◆ TO BE DONE: Below is a listing to transcribe in full and exactly; keep the pictures out.

───── RECORDED DATA ─────

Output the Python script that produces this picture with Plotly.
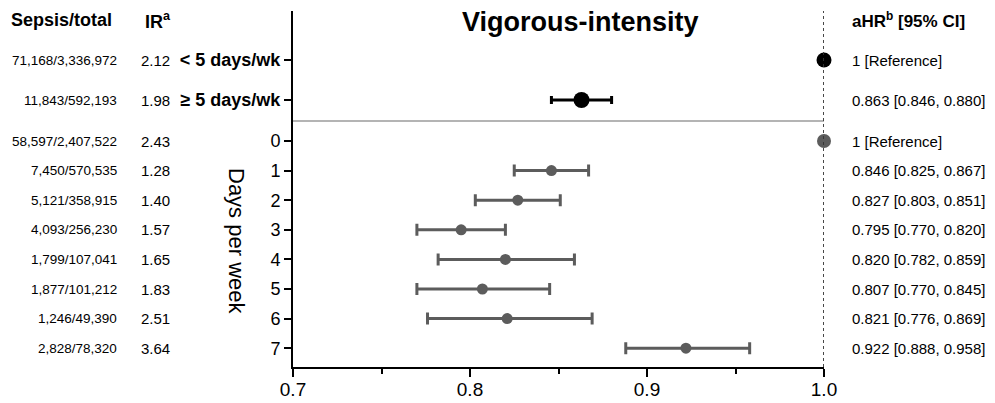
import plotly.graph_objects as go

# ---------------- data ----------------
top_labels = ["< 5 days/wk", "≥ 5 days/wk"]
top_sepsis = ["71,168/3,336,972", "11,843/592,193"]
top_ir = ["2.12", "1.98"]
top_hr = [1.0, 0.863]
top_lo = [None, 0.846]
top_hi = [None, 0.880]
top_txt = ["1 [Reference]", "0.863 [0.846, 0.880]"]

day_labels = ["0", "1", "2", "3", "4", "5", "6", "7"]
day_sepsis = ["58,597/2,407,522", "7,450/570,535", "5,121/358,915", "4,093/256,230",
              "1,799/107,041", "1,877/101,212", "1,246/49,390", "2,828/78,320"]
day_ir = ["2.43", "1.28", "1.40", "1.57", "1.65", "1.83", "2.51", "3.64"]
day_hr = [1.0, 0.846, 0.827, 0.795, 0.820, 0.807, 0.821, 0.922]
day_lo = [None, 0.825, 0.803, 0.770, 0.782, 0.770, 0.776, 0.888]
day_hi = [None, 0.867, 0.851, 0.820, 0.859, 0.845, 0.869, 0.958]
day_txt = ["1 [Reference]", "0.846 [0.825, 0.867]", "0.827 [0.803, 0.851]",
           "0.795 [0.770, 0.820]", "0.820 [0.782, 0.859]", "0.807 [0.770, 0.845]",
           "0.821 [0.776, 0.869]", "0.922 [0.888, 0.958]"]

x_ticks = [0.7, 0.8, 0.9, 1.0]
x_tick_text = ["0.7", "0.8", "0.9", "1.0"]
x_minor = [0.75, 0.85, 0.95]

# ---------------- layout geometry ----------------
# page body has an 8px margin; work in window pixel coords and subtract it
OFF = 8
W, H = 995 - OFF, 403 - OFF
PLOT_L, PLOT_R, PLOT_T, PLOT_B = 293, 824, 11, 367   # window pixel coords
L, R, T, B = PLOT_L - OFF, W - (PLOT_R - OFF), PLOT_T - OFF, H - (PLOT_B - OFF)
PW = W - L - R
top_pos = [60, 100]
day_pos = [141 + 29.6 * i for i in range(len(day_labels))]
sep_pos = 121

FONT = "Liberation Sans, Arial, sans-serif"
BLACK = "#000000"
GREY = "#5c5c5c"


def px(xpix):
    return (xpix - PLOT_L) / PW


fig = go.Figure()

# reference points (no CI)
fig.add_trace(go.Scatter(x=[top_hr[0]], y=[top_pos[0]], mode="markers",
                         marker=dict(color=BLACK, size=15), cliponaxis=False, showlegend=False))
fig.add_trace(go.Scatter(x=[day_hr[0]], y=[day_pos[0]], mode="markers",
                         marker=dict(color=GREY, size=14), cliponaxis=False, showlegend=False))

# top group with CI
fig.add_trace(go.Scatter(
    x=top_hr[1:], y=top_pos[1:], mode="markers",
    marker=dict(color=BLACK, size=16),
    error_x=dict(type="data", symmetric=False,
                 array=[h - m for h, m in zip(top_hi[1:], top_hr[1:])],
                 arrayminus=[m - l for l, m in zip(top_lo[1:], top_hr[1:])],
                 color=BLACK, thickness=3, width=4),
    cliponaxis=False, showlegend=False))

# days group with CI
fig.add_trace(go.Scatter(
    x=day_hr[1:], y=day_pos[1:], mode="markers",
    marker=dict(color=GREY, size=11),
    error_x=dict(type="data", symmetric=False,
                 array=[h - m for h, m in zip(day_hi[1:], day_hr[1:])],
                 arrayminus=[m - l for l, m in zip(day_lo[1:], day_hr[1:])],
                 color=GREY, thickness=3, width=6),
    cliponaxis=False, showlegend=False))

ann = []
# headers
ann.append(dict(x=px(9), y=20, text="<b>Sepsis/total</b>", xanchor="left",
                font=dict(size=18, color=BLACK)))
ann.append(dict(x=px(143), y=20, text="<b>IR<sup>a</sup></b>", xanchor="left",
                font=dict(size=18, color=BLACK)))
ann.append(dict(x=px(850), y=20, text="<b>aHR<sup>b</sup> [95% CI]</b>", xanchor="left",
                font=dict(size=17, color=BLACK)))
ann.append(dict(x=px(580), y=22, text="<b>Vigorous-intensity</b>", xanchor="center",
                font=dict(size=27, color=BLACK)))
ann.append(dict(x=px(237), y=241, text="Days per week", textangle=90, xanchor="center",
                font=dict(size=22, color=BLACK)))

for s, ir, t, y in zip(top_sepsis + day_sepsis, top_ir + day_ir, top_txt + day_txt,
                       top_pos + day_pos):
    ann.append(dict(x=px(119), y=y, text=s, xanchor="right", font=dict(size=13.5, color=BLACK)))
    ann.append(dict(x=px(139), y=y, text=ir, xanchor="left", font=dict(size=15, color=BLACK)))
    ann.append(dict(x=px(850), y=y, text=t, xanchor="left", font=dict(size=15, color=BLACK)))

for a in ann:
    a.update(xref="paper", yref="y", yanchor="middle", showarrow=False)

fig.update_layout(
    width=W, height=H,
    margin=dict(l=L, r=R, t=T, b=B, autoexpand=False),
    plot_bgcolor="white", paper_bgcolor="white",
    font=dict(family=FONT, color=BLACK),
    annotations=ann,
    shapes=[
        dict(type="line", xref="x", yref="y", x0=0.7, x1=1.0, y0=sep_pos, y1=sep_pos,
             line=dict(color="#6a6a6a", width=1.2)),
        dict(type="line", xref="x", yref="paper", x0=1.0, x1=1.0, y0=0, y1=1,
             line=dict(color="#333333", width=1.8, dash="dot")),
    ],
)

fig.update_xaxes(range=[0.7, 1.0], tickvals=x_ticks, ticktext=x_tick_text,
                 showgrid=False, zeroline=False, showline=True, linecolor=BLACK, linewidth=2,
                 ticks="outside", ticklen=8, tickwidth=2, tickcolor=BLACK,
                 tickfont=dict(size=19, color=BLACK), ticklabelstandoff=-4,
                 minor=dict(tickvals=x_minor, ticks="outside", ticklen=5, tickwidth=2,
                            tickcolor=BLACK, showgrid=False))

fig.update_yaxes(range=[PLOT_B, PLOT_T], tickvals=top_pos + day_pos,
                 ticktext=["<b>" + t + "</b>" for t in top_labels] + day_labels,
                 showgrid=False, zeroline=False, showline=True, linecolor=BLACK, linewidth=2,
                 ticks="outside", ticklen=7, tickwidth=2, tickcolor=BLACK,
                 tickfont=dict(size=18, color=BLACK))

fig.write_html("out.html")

─────

◆ EXERCISE ANSWER:
Output the Python script that produces this picture with Plotly.
import plotly.graph_objects as go

# ---------------- data ----------------
top_labels = ["< 5 days/wk", "≥ 5 days/wk"]
top_sepsis = ["71,168/3,336,972", "11,843/592,193"]
top_ir = ["2.12", "1.98"]
top_hr = [1.0, 0.863]
top_lo = [None, 0.846]
top_hi = [None, 0.880]
top_txt = ["1 [Reference]", "0.863 [0.846, 0.880]"]

day_labels = ["0", "1", "2", "3", "4", "5", "6", "7"]
day_sepsis = ["58,597/2,407,522", "7,450/570,535", "5,121/358,915", "4,093/256,230",
              "1,799/107,041", "1,877/101,212", "1,246/49,390", "2,828/78,320"]
day_ir = ["2.43", "1.28", "1.40", "1.57", "1.65", "1.83", "2.51", "3.64"]
day_hr = [1.0, 0.846, 0.827, 0.795, 0.820, 0.807, 0.821, 0.922]
day_lo = [None, 0.825, 0.803, 0.770, 0.782, 0.770, 0.776, 0.888]
day_hi = [None, 0.867, 0.851, 0.820, 0.859, 0.845, 0.869, 0.958]
day_txt = ["1 [Reference]", "0.846 [0.825, 0.867]", "0.827 [0.803, 0.851]",
           "0.795 [0.770, 0.820]", "0.820 [0.782, 0.859]", "0.807 [0.770, 0.845]",
           "0.821 [0.776, 0.869]", "0.922 [0.888, 0.958]"]

x_ticks = [0.7, 0.8, 0.9, 1.0]
x_tick_text = ["0.7", "0.8", "0.9", "1.0"]
x_minor = [0.75, 0.85, 0.95]

# ---------------- layout geometry ----------------
# page body has an 8px margin; work in window pixel coords and subtract it
OFF = 8
W, H = 995 - OFF, 403 - OFF
PLOT_L, PLOT_R, PLOT_T, PLOT_B = 293, 824, 11, 367   # window pixel coords
L, R, T, B = PLOT_L - OFF, W - (PLOT_R - OFF), PLOT_T - OFF, H - (PLOT_B - OFF)
PW = W - L - R
top_pos = [60, 100]
day_pos = [141 + 29.6 * i for i in range(len(day_labels))]
sep_pos = 121

FONT = "Liberation Sans, Arial, sans-serif"
BLACK = "#000000"
GREY = "#5c5c5c"


def px(xpix):
    return (xpix - PLOT_L) / PW


fig = go.Figure()

# reference points (no CI)
fig.add_trace(go.Scatter(x=[top_hr[0]], y=[top_pos[0]], mode="markers",
                         marker=dict(color=BLACK, size=15), cliponaxis=False, showlegend=False))
fig.add_trace(go.Scatter(x=[day_hr[0]], y=[day_pos[0]], mode="markers",
                         marker=dict(color=GREY, size=14), cliponaxis=False, showlegend=False))

# top group with CI
fig.add_trace(go.Scatter(
    x=top_hr[1:], y=top_pos[1:], mode="markers",
    marker=dict(color=BLACK, size=16),
    error_x=dict(type="data", symmetric=False,
                 array=[h - m for h, m in zip(top_hi[1:], top_hr[1:])],
                 arrayminus=[m - l for l, m in zip(top_lo[1:], top_hr[1:])],
                 color=BLACK, thickness=3, width=4),
    cliponaxis=False, showlegend=False))

# days group with CI
fig.add_trace(go.Scatter(
    x=day_hr[1:], y=day_pos[1:], mode="markers",
    marker=dict(color=GREY, size=11),
    error_x=dict(type="data", symmetric=False,
                 array=[h - m for h, m in zip(day_hi[1:], day_hr[1:])],
                 arrayminus=[m - l for l, m in zip(day_lo[1:], day_hr[1:])],
                 color=GREY, thickness=3, width=6),
    cliponaxis=False, showlegend=False))

ann = []
# headers
ann.append(dict(x=px(9), y=20, text="<b>Sepsis/total</b>", xanchor="left",
                font=dict(size=18, color=BLACK)))
ann.append(dict(x=px(143), y=20, text="<b>IR<sup>a</sup></b>", xanchor="left",
                font=dict(size=18, color=BLACK)))
ann.append(dict(x=px(850), y=20, text="<b>aHR<sup>b</sup> [95% CI]</b>", xanchor="left",
                font=dict(size=17, color=BLACK)))
ann.append(dict(x=px(580), y=22, text="<b>Vigorous-intensity</b>", xanchor="center",
                font=dict(size=27, color=BLACK)))
ann.append(dict(x=px(237), y=241, text="Days per week", textangle=90, xanchor="center",
                font=dict(size=22, color=BLACK)))

for s, ir, t, y in zip(top_sepsis + day_sepsis, top_ir + day_ir, top_txt + day_txt,
                       top_pos + day_pos):
    ann.append(dict(x=px(119), y=y, text=s, xanchor="right", font=dict(size=13.5, color=BLACK)))
    ann.append(dict(x=px(139), y=y, text=ir, xanchor="left", font=dict(size=15, color=BLACK)))
    ann.append(dict(x=px(850), y=y, text=t, xanchor="left", font=dict(size=15, color=BLACK)))

for a in ann:
    a.update(xref="paper", yref="y", yanchor="middle", showarrow=False)

fig.update_layout(
    width=W, height=H,
    margin=dict(l=L, r=R, t=T, b=B, autoexpand=False),
    plot_bgcolor="white", paper_bgcolor="white",
    font=dict(family=FONT, color=BLACK),
    annotations=ann,
    shapes=[
        dict(type="line", xref="x", yref="y", x0=0.7, x1=1.0, y0=sep_pos, y1=sep_pos,
             line=dict(color="#6a6a6a", width=1.2)),
        dict(type="line", xref="x", yref="paper", x0=1.0, x1=1.0, y0=0, y1=1,
             line=dict(color="#333333", width=1.8, dash="dot")),
    ],
)

fig.update_xaxes(range=[0.7, 1.0], tickvals=x_ticks, ticktext=x_tick_text,
                 showgrid=False, zeroline=False, showline=True, linecolor=BLACK, linewidth=2,
                 ticks="outside", ticklen=8, tickwidth=2, tickcolor=BLACK,
                 tickfont=dict(size=19, color=BLACK), ticklabelstandoff=-4,
                 minor=dict(tickvals=x_minor, ticks="outside", ticklen=5, tickwidth=2,
                            tickcolor=BLACK, showgrid=False))

fig.update_yaxes(range=[PLOT_B, PLOT_T], tickvals=top_pos + day_pos,
                 ticktext=["<b>" + t + "</b>" for t in top_labels] + day_labels,
                 showgrid=False, zeroline=False, showline=True, linecolor=BLACK, linewidth=2,
                 ticks="outside", ticklen=7, tickwidth=2, tickcolor=BLACK,
                 tickfont=dict(size=18, color=BLACK))

fig.write_html("out.html")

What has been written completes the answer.